The jig is made from some scrap 3/4″ plywood. It has an adjustable fence on the left. I adjust it so that the bit will route the groove along the center line of the piece. There are two stop blocks clamped to the fence to start and stop the cut. The adjustable block on the right holds the piece securely. I clamp the whole jig to my router table to hold it secure. Place both the base and the lid in the jig with the holes for the hinges on the right hand side. That way if the groove is not perfectly centered on the piece the base groove will still line up with the lid groove. Set the depth of your plunge router so that the final depth of the groove will be 1/2″. I’ve found that a 3/8″ groove will not allow the box to close on a Jr. Gent or Statesman. Set the stop blocks so that the start and end of each groove are the same from each end of the piece and that the groove will be long enough for the pen.

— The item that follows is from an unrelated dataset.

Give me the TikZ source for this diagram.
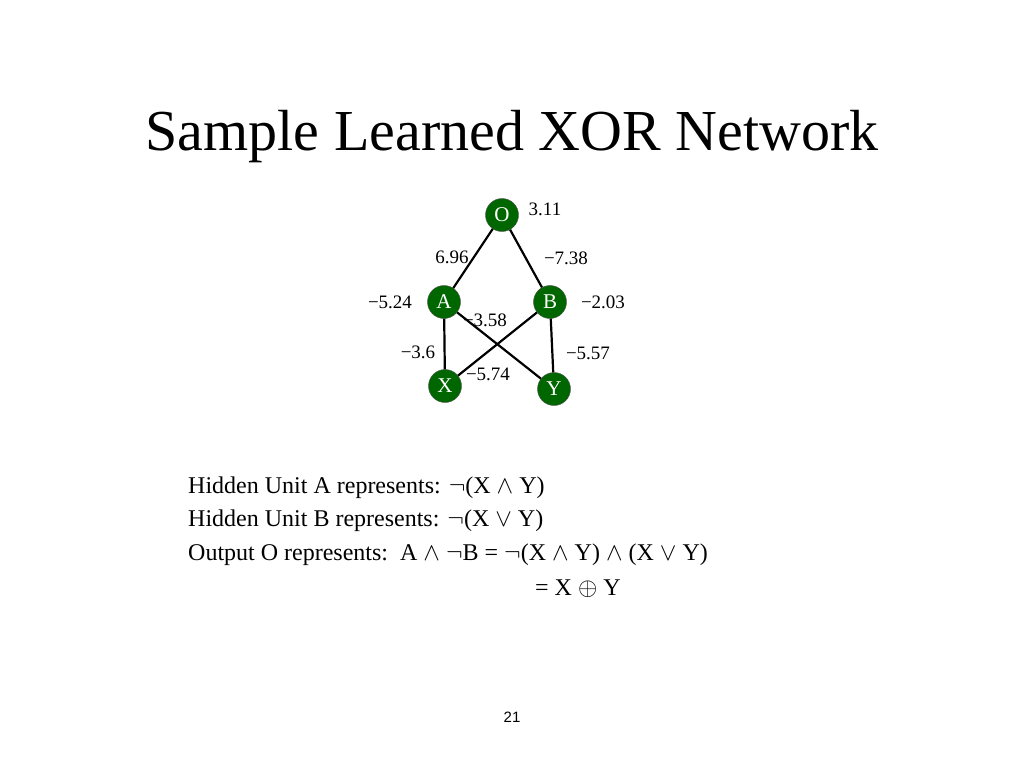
\documentclass[tikz,border=0pt]{standalone}
\usepackage{fontspec}
\setmainfont{Liberation Serif}
\setsansfont{Liberation Sans}
\usetikzlibrary{positioning}
\definecolor{unitgreen}{RGB}{0, 102, 0}

\begin{document}
\begin{tikzpicture}[
    x=1pt, y=-1pt,
    unit/.style={circle, draw=black!70, fill=unitgreen, text=white, minimum size=33pt, inner sep=0pt, font=\fontsize{21}{21}\selectfont},
    wt/.style={font=\fontsize{19}{19}\selectfont, inner sep=0pt},
    link/.style={line width=2.2pt},
    line/.style={anchor=west, inner sep=0pt, font=\fontsize{24}{24}\selectfont}
]
    \useasboundingbox (0,0) rectangle (1024,768);
    \node[font=\fontsize{58}{58}\selectfont] (title) at (512,137) {Sample Learned XOR Network};

    % units
    \node[unit] (o) at (502,215) {O};
    \node[unit] (a) at (444,302) {A};
    \node[unit] (b) at (550,302) {B};
    \node[unit] (x) at (445,386) {X};
    \node[unit] (y) at (554,389) {Y};

    \begin{scope}[on background layer/.style={}]
    \end{scope}

    % weights
    \node[wt] (w311) at (545,209) {3.11};
    \node[wt] (w696) at (452,257) {6.96};
    \node[wt] (w738) at (566,258) {−7.38};
    \node[wt] (w524) at (390,302) {−5.24};
    \node[wt] (w203) at (603,302) {−2.03};
    \node[wt] (w358) at (485,320) {−3.58};
    \node[wt] (w36) at (418,352) {−3.6};
    \node[wt] (w557) at (588,353) {−5.57};
    \node[wt] (w574) at (488,374) {−5.74};

    \draw[link] (o) -- (a);
    \draw[link] (o) -- (b);
    \draw[link] (a) -- (x);
    \draw[link] (a) -- (y);
    \draw[link] (b) -- (x);
    \draw[link] (b) -- (y);

    \node[line] (l1) at (188,488) {Hidden Unit A represents: $\neg$(X $\wedge$ Y)};
    \node[line] (l2) at (188,521) {Hidden Unit B represents: $\neg$(X $\vee$ Y)};
    \node[line] (l3) at (188,555) {Output O represents:\ \ A $\wedge$ $\neg$B = $\neg$(X $\wedge$ Y) $\wedge$ (X $\vee$ Y)};
    \node[line] (l4) at (535,589) {= X $\oplus$ Y};

    \node[font=\sffamily\fontsize{15}{15}\selectfont] (page) at (512,717) {21};
\end{tikzpicture}
\end{document}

I have a home made base for my router which has one straight side. I use this side up against the fence of the jig.
Rout the grooves in the base and the lid. Because of the depth of the groove it is best to do it five or six passes.
Now would be a good time to check that the pen will fit in the groove and the box will close flush.

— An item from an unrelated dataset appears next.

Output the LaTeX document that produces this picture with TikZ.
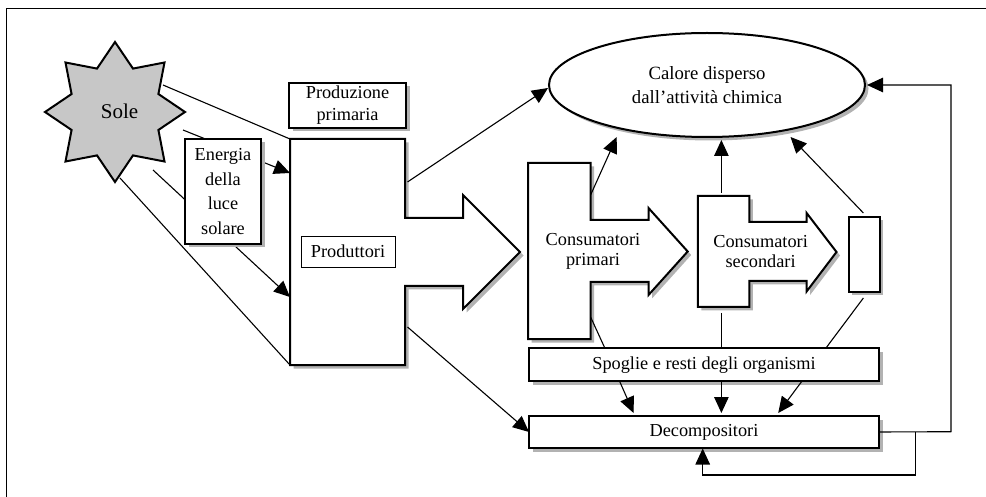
\documentclass[tikz,border=0pt]{standalone}
\usepackage{fontspec}
\setmainfont{Liberation Serif}
\usetikzlibrary{arrows.meta,shapes.geometric,shadows}
\begin{document}
\begin{tikzpicture}[x=1pt,y=-1pt,
  font=\fontsize{18.3}{21}\selectfont,
  thickline/.style={line width=2pt, line join=miter},
  conn/.style={line width=1.1pt},
  arr/.style={conn,-{Triangle[length=16pt,width=14.5pt]}},
  shad/.style={drop shadow={shadow xshift=3.5pt,shadow yshift=-3.5pt,fill=black!30,opacity=1}},
  box/.style={draw,thickline,fill=white,shad,inner sep=0pt,outer sep=0pt,align=center},
  plain/.style={inner sep=0pt,outer sep=0pt,align=center}]
\useasboundingbox (0,0) rectangle (986,497);
% frame
\draw[line width=1.4pt] (6.7,497) -- (6.7,8.3) -- (986,8.3);

% sun
\node[star, star points=8, star point ratio=1.49, minimum size=140pt, draw, thickline,
      fill=black!22, inner sep=0pt, outer sep=0pt] (sun) at (115,112) {};
\node[plain, font=\fontsize{21}{24}\selectfont] (sunlbl) at (119.5,111.7) {Sole};

% sun rays (start points)
\coordinate (s1) at (163,85);
\coordinate (s2) at (183,130);
\coordinate (s3) at (153,170);
\coordinate (s4) at (120,178);
% producer border points
\coordinate (pTL) at (290,139);
\coordinate (pBL) at (290,365);
\coordinate (pA1) at (290,173);
\coordinate (pA2) at (290,297);
\draw[conn] (s1) -- (pTL);
\draw[arr] (s2) -- (pA1);
\draw[arr] (s3) -- (pA2);
\draw[conn] (s4) -- (pBL);

% energy box
\node[box, minimum width=76pt, minimum height=105pt,
      font=\fontsize{18.3}{24.5}\selectfont] (en) at (223,191.5) {Energia\\della\\luce\\solare};

% produzione primaria
\node[box, minimum width=117pt, minimum height=45pt,
      font=\fontsize{18.3}{22}\selectfont] (pp) at (347.5,105.5) {Produzione\\primaria};

% producers arrow shape
\draw[thickline, fill=white, shad]
  (290,139) -- (405,139) -- (405,218) -- (463,218) -- (463,195) -- (520,252)
  -- (463,309) -- (463,286) -- (405,286) -- (405,365) -- (290,365) -- cycle;
\node[draw, line width=0.9pt, fill=white, minimum width=94pt, minimum height=31pt,
      inner sep=0pt] (prodlbl) at (348,251.5) {Produttori};

% ellipse
\node[draw, thickline, ellipse, fill=white, shad, minimum width=316pt, minimum height=104pt,
      inner sep=0pt, outer sep=0pt, align=center, font=\fontsize{18.7}{24}\selectfont]
      (cal) at (707,85) {Calore disperso\\dall’attività chimica};

% primary consumers
\draw[thickline, fill=white, shad]
  (528,163) -- (590.6,163) -- (590.6,220) -- (648.5,220) -- (648.5,208) -- (687.7,251.5)
  -- (648.5,295) -- (648.5,282) -- (590.6,282) -- (590.6,339) -- (528,339) -- cycle;
\node[plain, font=\fontsize{18.3}{20}\selectfont] (c1) at (593,251.7) {Consumatori\\primari};

% secondary consumers
\draw[thickline, fill=white, shad]
  (697.8,196) -- (749.4,196) -- (749.4,222) -- (806.6,222) -- (806.6,213) -- (836.5,252)
  -- (806.6,291.5) -- (806.6,281) -- (749.4,281) -- (749.4,307) -- (697.8,307) -- cycle;
\node[plain, font=\fontsize{18.3}{20}\selectfont] (c2) at (760.6,251.7) {Consumatori\\secondari};

% tertiary consumers
\node[box, minimum width=31pt, minimum height=75pt] (ter) at (864,254.5) {};

% spoglie and decompositori
\node[box, minimum width=350pt, minimum height=33pt] (sp) at (704,364.7) {Spoglie e resti degli organismi};
\node[box, minimum width=350pt, minimum height=32pt] (dec) at (704,432) {Decompositori};

% producers outflows
\coordinate (pout1) at (407.5,182);
\coordinate (pout2) at (407.5,327);
\draw[arr] (pout1) -- (548,88);
\draw[arr] (pout2) -- (dec.west);

% consumers to heat
\coordinate (c1top) at (590.6,195);
\coordinate (c2top) at (721.4,193);
\coordinate (c3top) at (863.4,213);
\draw[arr] (c1top) -- (616.7,137);
\draw[arr] (c2top) -- (721.4,140);
\draw[arr] (c3top) -- (790.5,137);

% consumers to spoglie
\coordinate (c1bot) at (590.6,317);
\coordinate (c2bot) at (721.4,313);
\coordinate (c3bot) at (863.4,298);
\draw[conn] (c1bot) -- (604.8,348);
\draw[conn] (c2bot) -- (721.4,348);
\draw[conn] (c3bot) -- (826,348);

% spoglie to decompositori
\draw[arr] (619.7,381.5) -- (633.6,413);
\draw[arr] (721.4,381.5) -- (721.4,413);
\draw[arr] (801.7,381.5) -- (778.2,413);

% loops
\coordinate (l1a) at (951,431.7);
\coordinate (l1b) at (951,85);
\draw[arr] (dec.east) -- (l1a) -- (l1b) -- (867,85);
\coordinate (l2a) at (915.7,431.7);
\coordinate (l2b) at (915.7,475);
\coordinate (l2c) at (702.7,475);
\draw[arr] (l2a) -- (l2b) -- (l2c) -- (702.7,448.5);
\end{tikzpicture}
\end{document}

The last thing left to do is to drill the holes for the rare earth magnets. One magnet in the base and one in the lid will hold the box closed nicely. The rare earth magnets are really strong for their size. I use a 6x3mm magnet. I use a 1/4″ Forstner bit as it is the closest bit I have to 6mm. Chuck the bit in the drill press and set the fence so the hole will be about equidistant from the groove to the start of the round over. Set the depth a hair deeper than the thickness of the rare earth magnet. Drill a piece of scrap to test the hole is the right depth. Set a stop block 3 1/4″ from the center of the bit.
The base and lid are now ready for sanding and finishing. I find it easier to sand and finish the boxes before I glue in the hinges or the magnets.
A few tips about gluing in the hinges:
- Don’t use CA to secure them. It will drip down and glue the hinges shut. Don’t ask me how I know this!
- Use just a drop of 5 min epoxy. If you use to much it will overflow the hole and glue the hinges. Don’t ask me how I know this!
- Do a couple of dry runs inserting the hinges in the base and lid before you apply the epoxy. Don’t ask me how I know this!
- After you have epoxied the hinges in, open and close the box a couple of times before the epoxy dries. This will ensure the hinges are aligned properly so that the box can open and close. Don’t ask me how I know this!
A few tips about gluing in the magnet:
- There is a right side and a wrong side to each magnet. One side will attract another magnet and the other side will repel another magnet. Make sure you have the sides with the attraction or your box will not close. Don’t ask me how I know this!
- Edit 05/01/2011 A readers comment: “To make sure I got the rest of magnets the right way around in the remaining boxes, I arranged the magnets in pairs, stuck together, and then used a perminant marker to put a small dot on the outside edges – i.e. the edges that go into the holes. It was then easy to identify the ‘right’ side of the magnets.”
- Put a drop of CA in the hole in the base and set the magnet in the hole. Wait until the CA has dried, orientate the box so the lid is now flat and then glue the magnet in the lid. Don’t try and glue both magnets in at the same time, the CA glue will drip out the hole, the magnets will try suck each other out the holes and it is pretty much a nightmare. Don’t ask me how I know this!
As you can tell, I’ve ruined a few boxes trying to glue the hinges and magnets in. Just take it slowly and do a few dry runs.